Fifteen countries in Europe are calling for a “relaunch of conventional arms control” negotiations with Russia amid concerns about the deteriorating security situation in their region due to Moscow’s actions in Ukraine.
In a joint statement Nov. 25, the foreign ministers of the 15 nations said that the existing pillars of the European conventional arms control architecture, namely the 1990 Conventional Armed Forces in Europe (CFE) Treaty, the 2011 Vienna Document, and the 1992 Open Skies Treaty, are “crumbling” and “need to be strengthened.” They cited “an urgent need to re-establish strategic stability, restraint, predictability and verifiable transparency and to reduce military risks” and urged “a structured dialogue on conventional arms control in Europe.”
The ministers said that the Organisation for Security and Co-operation in Europe (OSCE) should be a “central forum for such a dialogue.” The 57-member OSCE works to facilitate a comprehensive approach to European security.
The countries that joined the statement are Austria, Belgium, Bulgaria, Czech Republic, Finland, France, Germany, Italy, Netherlands, Norway, Romania, Slovakia, Spain, Sweden, and Switzerland. All are OSCE members.
German Foreign Minister Frank-Walter Steinmeier first floated the proposal in a Project Syndicate op-ed on Aug. 26, citing “new and deep rifts” between Russia and Western nations that would likely endure for the near future. Further, he warned of a “new arms race” in Europe due to developing technologies such as offensive cybercapabilities and “new combat scenarios” such as smaller, more mobile fighting units that “are not covered” by existing arms control regimes.
Steinmeier said that a new arms control dialogue should address regional military force ceilings and transparency measures; take into account new military capabilities and strategies, including smaller, mobile units; include new weapons systems, such as drones; permit effective verification in times of crisis; and be applicable where territorial status is disputed.

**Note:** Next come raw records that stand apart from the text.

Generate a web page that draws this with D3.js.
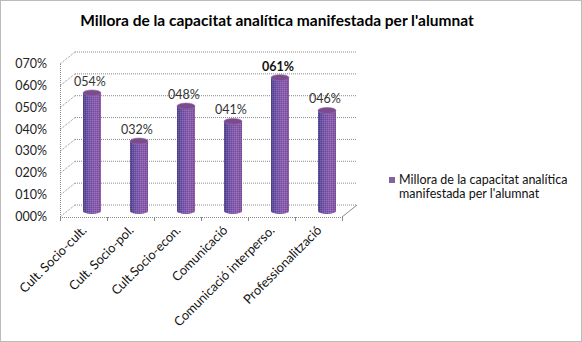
<!DOCTYPE html>
<html>
<head>
<meta charset="utf-8">
<script src="https://cdn.jsdelivr.net/npm/d3@7"></script>
<style>
  body { margin:0; background:#fff; }
  svg { display:block; font-family:"Lato","Open Sans",sans-serif; }
</style>
</head>
<body>
<svg id="chart" width="582" height="342"></svg>
<script>
// dades
var categories = ["Cult. Socio-cult.", "Cult. Socio-pol.", "Cult.Socio-econ.", "Comunicació", "Comunicació interperso.", "Professionalització"];
var values = [0.54, 0.32, 0.48, 0.41, 0.61, 0.46];
var yTicks = [0, 0.1, 0.2, 0.3, 0.4, 0.5, 0.6, 0.7];
var seriesName = ["Millora de la capacitat analítica", "manifestada per l'alumnat"];
var title = "Millora de la capacitat analítica manifestada per l'alumnat";

var svg = d3.select("#chart");
var W = 582, H = 342;
var depth = {x:15, y:-12}; // profunditat 3D
var grid = "#8a8a8a";

function pct(v){ return String(Math.round(v*100)).padStart(3,"0") + "%"; }

var x = d3.scaleBand().domain(categories).range([60, 342]);
var y = d3.scaleLinear().domain([0, 0.7]).range([217, 64]);

// marc exterior
svg.append("rect").attr("x",0.5).attr("y",0.5).attr("width",W-1).attr("height",H-1)
   .attr("fill","#fff").attr("stroke","#777").attr("stroke-dasharray","1,1");

// degradat i textura de les barres
var defs = svg.append("defs");
var grad = defs.append("linearGradient").attr("id","cyl").attr("x1","0").attr("x2","1").attr("y1","0").attr("y2","0");
grad.append("stop").attr("offset","0%").attr("stop-color","#4a428a");
grad.append("stop").attr("offset","30%").attr("stop-color","#7558aa");
grad.append("stop").attr("offset","70%").attr("stop-color","#8f62b0");
grad.append("stop").attr("offset","100%").attr("stop-color","#85579f");
var pat = defs.append("pattern").attr("id","dither").attr("patternUnits","userSpaceOnUse")
   .attr("width",2).attr("height",2);
pat.append("rect").attr("width",1).attr("height",1).attr("fill","#c080c0").attr("opacity",0.4);
pat.append("rect").attr("x",1).attr("y",1).attr("width",1).attr("height",1).attr("fill","#3a3a90").attr("opacity",0.4);

// titol
svg.append("text").attr("x",277).attr("y",26).attr("text-anchor","middle")
   .attr("font-weight","bold").attr("font-size",15.5).attr("fill","#000").text(title);

var g = svg.append("g");

// paret lateral esquerra + paret del fons
yTicks.forEach(function(t){
  var yf = y(t);
  g.append("line").attr("x1",60).attr("y1",yf).attr("x2",60+depth.x).attr("y2",yf+depth.y)
   .attr("stroke",grid).attr("stroke-dasharray","1,1");
  g.append("line").attr("x1",60+depth.x).attr("y1",yf+depth.y).attr("x2",342+depth.x).attr("y2",yf+depth.y)
   .attr("stroke",grid).attr("stroke-dasharray","1,1");
});
// eix vertical
g.append("line").attr("x1",60.5).attr("y1",y(0.7)).attr("x2",60.5).attr("y2",y(0))
   .attr("stroke",grid).attr("stroke-dasharray","1,1");
// terra
g.append("line").attr("x1",342).attr("y1",y(0)).attr("x2",342+depth.x).attr("y2",y(0)+depth.y)
   .attr("stroke",grid);
g.append("line").attr("x1",60).attr("y1",y(0)+0.5).attr("x2",342).attr("y2",y(0)+0.5)
   .attr("stroke",grid).attr("stroke-dasharray","1,1");
// marques de l'eix x
x.domain().concat(["_end"]).forEach(function(c,i){
  var xx = 60 + i*x.bandwidth();
  g.append("line").attr("x1",xx+0.5).attr("x2",xx+0.5).attr("y1",y(0)).attr("y2",y(0)+4).attr("stroke",grid);
});

// etiquetes eix y
g.selectAll(".ytick").data(yTicks).enter().append("text")
  .attr("x",47).attr("y",function(d){return y(d)+4;})
  .attr("text-anchor","end").attr("font-size",12.5).attr("fill","#222")
  .text(pct);

// cilindres
var bw = 18, ry = 3;
var bars = g.selectAll(".bar").data(values).enter().append("g").attr("class","bar");
function cx(i){ return x(categories[i]) + x.bandwidth()/2 + depth.x/2 + 1; }
var base = y(0) + depth.y/2;
function barTop(v){ return base - (y(0) - y(v)); }
function cylPath(d,i){
  var l = cx(i)-bw/2, r = cx(i)+bw/2, t = barTop(d);
  return "M"+l+","+t+" L"+l+","+base+" A"+(bw/2)+","+ry+" 0 0 0 "+r+","+base+" L"+r+","+t+" Z";
}
bars.append("path").attr("d",cylPath).attr("fill","url(#cyl)");
bars.append("path").attr("d",cylPath).attr("fill","url(#dither)");
bars.append("ellipse")
  .attr("cx",function(d,i){return cx(i);}).attr("cy",function(d){return barTop(d);})
  .attr("rx",bw/2).attr("ry",ry).attr("fill","#7a4c8e").attr("stroke","#9a6aa8").attr("stroke-width",0.6);

// etiquetes de valor
var maxV = d3.max(values);
bars.append("text")
  .attr("x",function(d,i){return cx(i)-2;})
  .attr("y",function(d){return barTop(d)-7;})
  .attr("text-anchor","middle").attr("font-size",12.5)
  .attr("font-weight",function(d){return d===maxV ? "bold" : "normal";})
  .attr("fill",function(d){return d===maxV ? "#111" : "#333";})
  .text(pct);

// etiquetes de categoria
g.selectAll(".xlab").data(categories).enter().append("text")
  .attr("transform",function(d){
    var px = x(d) + x.bandwidth()/2 + 4, py = y(0) + 14;
    return "translate("+px+","+py+") rotate(-45)";
  })
  .attr("text-anchor","end").attr("font-size",12.8).attr("fill","#111")
  .text(function(d){return d;});

// llegenda
var lg = svg.append("g").attr("transform","translate(389,177)");
lg.append("rect").attr("width",6).attr("height",6).attr("fill","#8064a2");
lg.selectAll("text").data(seriesName).enter().append("text")
  .attr("x",10).attr("y",function(d,i){return 7 + i*14;})
  .attr("font-size",12.5).attr("fill","#111").text(function(d){return d;});
</script>
</body>
</html>
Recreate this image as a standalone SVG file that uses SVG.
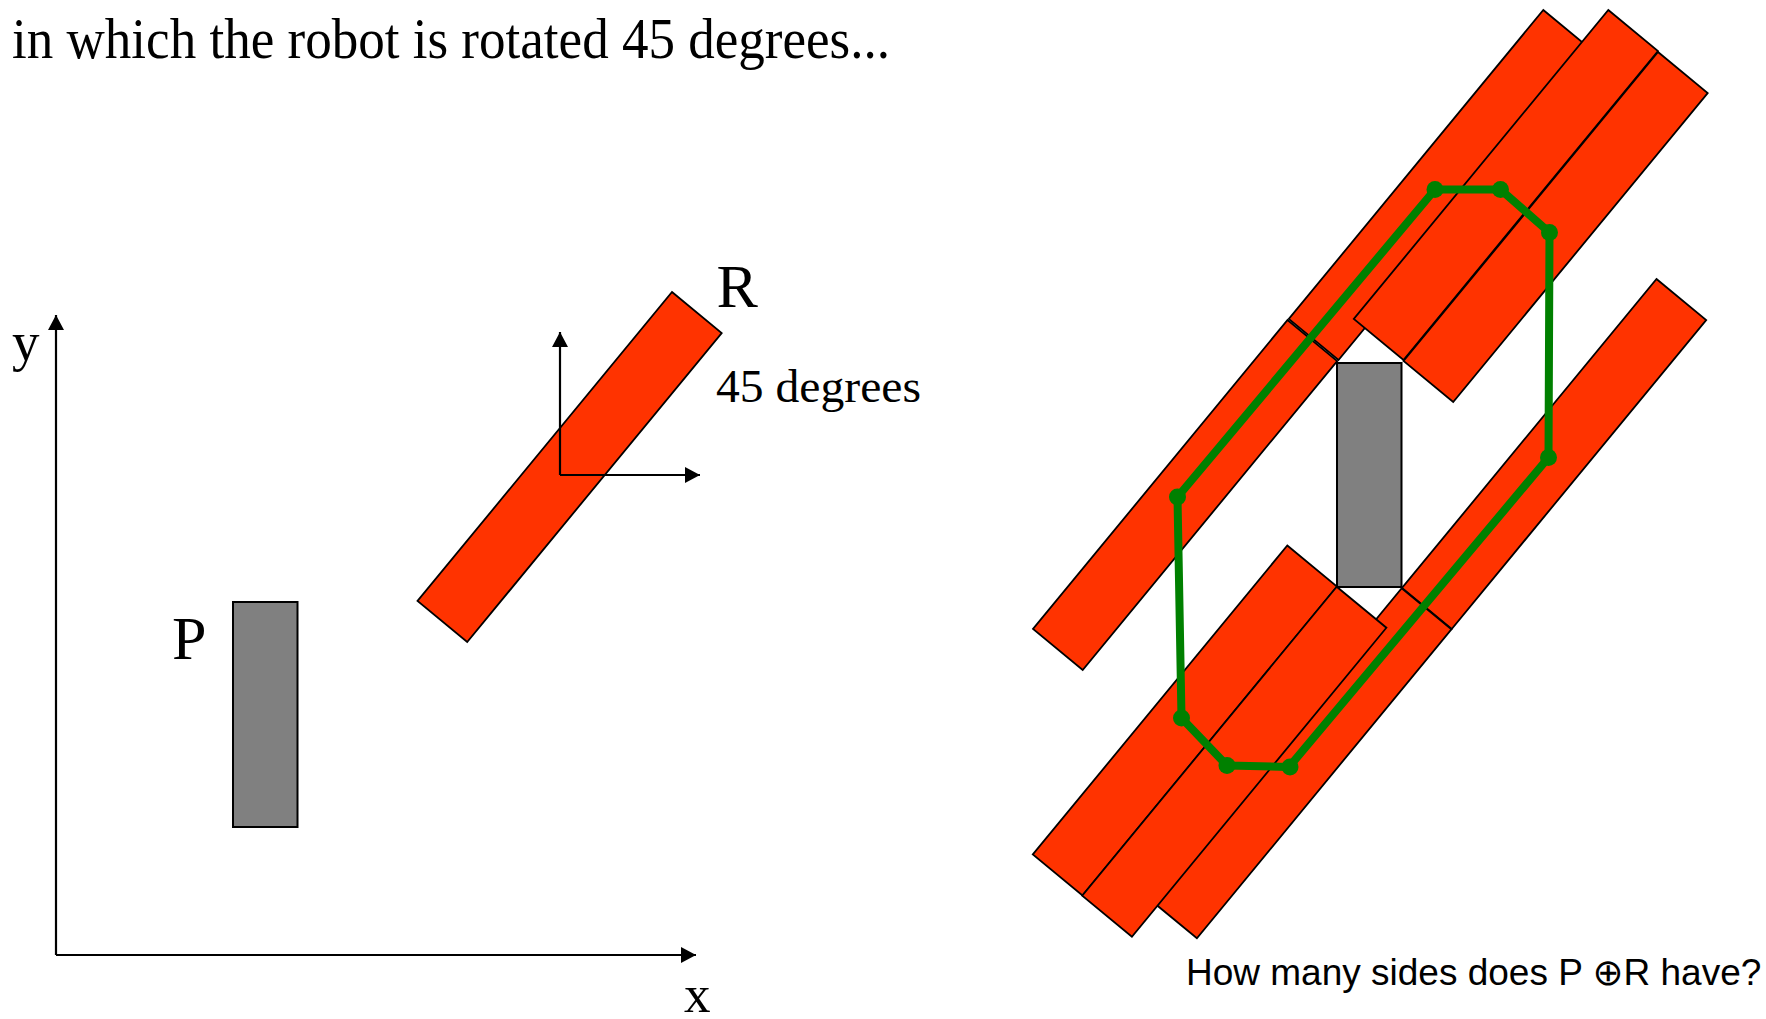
<svg xmlns="http://www.w3.org/2000/svg" xmlns:xlink="http://www.w3.org/1999/xlink" width="1766" height="1019" viewBox="0 0 1766 1019">
  <style>
    .serif { font-family: "Liberation Serif", "Times New Roman", serif; fill: #000; }
    .sans { font-family: "Liberation Sans", Arial, sans-serif; fill: #000; }
    .bar { fill: #FF3300; stroke: #000; stroke-width: 1.8; stroke-linejoin: miter; }
    .obst { fill: #808080; stroke: #000; stroke-width: 2; }
    .axis { fill: none; stroke: #000; stroke-width: 2.2; }
    .hull { fill: none; stroke: #008000; stroke-width: 8; stroke-linejoin: round; }
    .dot { fill: #008000; }
  </style>
  <defs>
    <marker id="arrow" markerUnits="userSpaceOnUse" markerWidth="15" markerHeight="16" refX="15" refY="8" orient="auto">
      <path d="M0,0 L15,8 L0,16 z" fill="#000"/>
    </marker>
    <polygon id="bar" points="0,0 49.7,41 -204.8,350 -254.5,309"/>
  </defs>

  <rect width="1766" height="1019" fill="#fff"/>

  <!-- Title text -->
  <text id="title" class="serif" x="12" y="58" font-size="56" textLength="878" lengthAdjust="spacingAndGlyphs">in which the robot is rotated 45 degrees...</text>

  <!-- Left figure -->
  <g id="connectors">
    <line class="axis" x1="56" y1="955" x2="56" y2="315" marker-end="url(#arrow)"/>
    <line class="axis" x1="56" y1="955" x2="696" y2="955" marker-end="url(#arrow)"/>
  </g>
  <text id="label-y" class="serif" x="12" y="360" font-size="55">y</text>
  <text id="label-x" class="serif" x="684" y="1012" font-size="53">x</text>

  <g id="P-left">
    <rect class="obst" x="233" y="602" width="64.5" height="225"/>
    <text class="serif" x="172" y="659" font-size="62">P</text>
  </g>

  <g id="R-left">
    <use xlink:href="#bar" href="#bar" class="bar" transform="translate(672,292)"/>
    <text class="serif" x="716.5" y="307" font-size="62">R</text>
  </g>

  <g id="R-frame">
    <line class="axis" x1="560" y1="475" x2="560" y2="332" marker-end="url(#arrow)"/>
    <line class="axis" x1="560" y1="475" x2="700" y2="475" marker-end="url(#arrow)"/>
    <text class="serif" x="716" y="402" font-size="47" textLength="205" lengthAdjust="spacingAndGlyphs">45 degrees</text>
  </g>

  <!-- Right figure: copies of R around P -->
  <g id="bars-right">
    <use xlink:href="#bar" href="#bar" class="bar" transform="translate(1543.3,10)"/>
    <use xlink:href="#bar" href="#bar" class="bar" transform="translate(1608.3,10)"/>
    <use xlink:href="#bar" href="#bar" class="bar" transform="translate(1658,52)"/>
    <use xlink:href="#bar" href="#bar" class="bar" transform="translate(1287.5,320)"/>
    <use xlink:href="#bar" href="#bar" class="bar" transform="translate(1656.5,279)"/>
    <use xlink:href="#bar" href="#bar" class="bar" transform="translate(1401.7,588.3)"/>
    <use xlink:href="#bar" href="#bar" class="bar" transform="translate(1287.3,545.5)"/>
    <use xlink:href="#bar" href="#bar" class="bar" transform="translate(1336.7,586.7)"/>
  </g>

  <g id="P-right">
    <rect class="obst" x="1337" y="363" width="64.5" height="224"/>
  </g>

  <g id="hull">
    <polygon class="hull" points="1435,189.5 1500.5,189.5 1549.5,232.5 1548.5,457.5 1289,767 1227,765.5 1181.5,718 1177.5,497"/>
    <circle class="dot" cx="1435" cy="189.5" r="8.5"/>
    <circle class="dot" cx="1500.5" cy="189.5" r="8.5"/>
    <circle class="dot" cx="1549.5" cy="232.5" r="8.5"/>
    <circle class="dot" cx="1548.5" cy="457.5" r="8.5"/>
    <circle class="dot" cx="1290" cy="767" r="8.5"/>
    <circle class="dot" cx="1227" cy="765.5" r="8.5"/>
    <circle class="dot" cx="1181.5" cy="718" r="8.5"/>
    <circle class="dot" cx="1177.5" cy="497" r="8.5"/>
  </g>

  <text id="question" class="sans" x="1186" y="985" font-size="37">How many sides does P <tspan font-family="DejaVu Sans, sans-serif">⊕</tspan>R have?</text>
</svg>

Steinmeier conceded that such an undertaking might not succeed “at a time when world order is eroding and relations with Russia are strained” but that “it would be irresponsible not to try.”
Germany served as chair of the OSCE in 2016. Austria is the chair in 2017, as the position rotates annually.
The initial U.S. reaction was lukewarm. Bruce Turner, a U.S. deputy assistant secretary of state, said that Russia’s ongoing challenge to the core tenets of European security “make contemplation of a new arms control agreement in Europe difficult” in remarks in October at an OSCE conference in Vienna.
Instead, the United States “believes that it makes more sense to work to preserve, strengthen, and modernize our existing agreements, and begin a dialogue on our security concerns” in the OSCE, said Turner, who handles European security, technology, and implementation in the Bureau of Arms Control, Verification and Compliance. Turner cited as a key U.S. goal modernizing the Vienna Document, a set of politically binding confidence- and security-building measures designed to increase openness and transparency concerning military activities conducted by OSCE members.
Russia has taken a wait-and-see approach. In a speech at the United Nations in October, Mikhail Ulyanov, director of the nonproliferation and arms control department in the Russian Ministry of Foreign Affairs, said Steinmeier’s proposal “merits thorough analysis.”
“We will see how Germany’s NATO allies will respond to this initiative,” he added.
In a Dec. 24 email to Arms Control Today, Ulrich Kühn, a fellow with the Carnegie Endowment for International Peace in Washington, said the future of the 15-nation initiative is uncertain, citing the transition to a new administration in the United States, Austria’s assumption of the OSCE chairmanship, and the fact that Steinmeier soon will be leaving his foreign minister post.
At the OSCE ministerial meeting in Hamburg on Dec. 8-9, the 57 participating states issued a statement declaring that they “will work towards creating an environment conducive to reinvigorating conventional arms control” and confidence- and security-building measures in Europe.